The Justice Department has at last filed an anti-trust complaint in New York against Apple and five publishers over an alleged price fixing conspiracy.

The decision to sue comes after weeks of media leaks that suggested the government was trying to pressure the parties into a settlement.

The issue turns on whether five publishers illegally colluded with Apple to implement “agency pricing” in which the publishers set a price and the retailer takes a commission. (see here for more details)

The lawsuit has yet to be posted on the Justice Department’s website but Bloomberg News says Apple and five of the “Big 6″ publishers are named as defendants. The named publishers are Hachette SA, HarperCollins, Macmillan, Penguin and Simon & Schuster.

The Department’s website says Attorney General Eric Holder and Connecticut Attorney General George Jepson will be holding a press conference at noon today to announce details about a ““significant antitrust matter.”

The announcement will cap a flurry of speculation over the investigation. Some media reports said that two or three of the publishers were poised to reach a settlement while Apple and two publishers planned to dig in and fight the allegations.

The heart of the allegations turn on whether Apple acted as the hub of a conspiracy in which the publishers sought to freeze Amazon out of the e-book market unless it changed its pricing structure.
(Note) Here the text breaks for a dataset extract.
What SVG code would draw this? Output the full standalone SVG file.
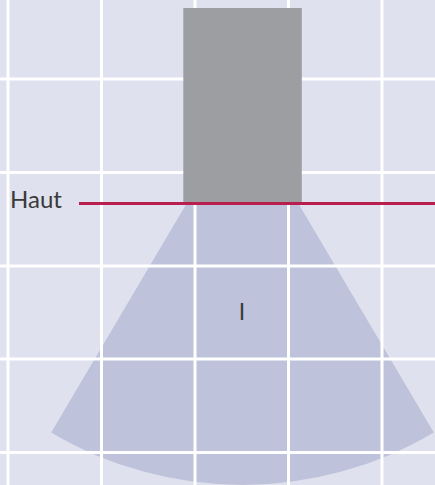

Amazon had been using a wholesale model in which it bought books from the publishers and then charged what it liked.

Amazon often sold the e-books below cost in order to build market share and, in doing so, publishers believed it was setting an artificially low floor for prices.

Apple and the publishers are also facing a class action suit in which lawyers are seeking refunds for readers who overpaid for e-books as a result of the alleged conspiracy.

It’s rare for an antitrust investigation to actually reach court. Most investigations either disappear quietly or result in a so-called consent decree in which the parties agree to a set of conditions but don’t admit guilt.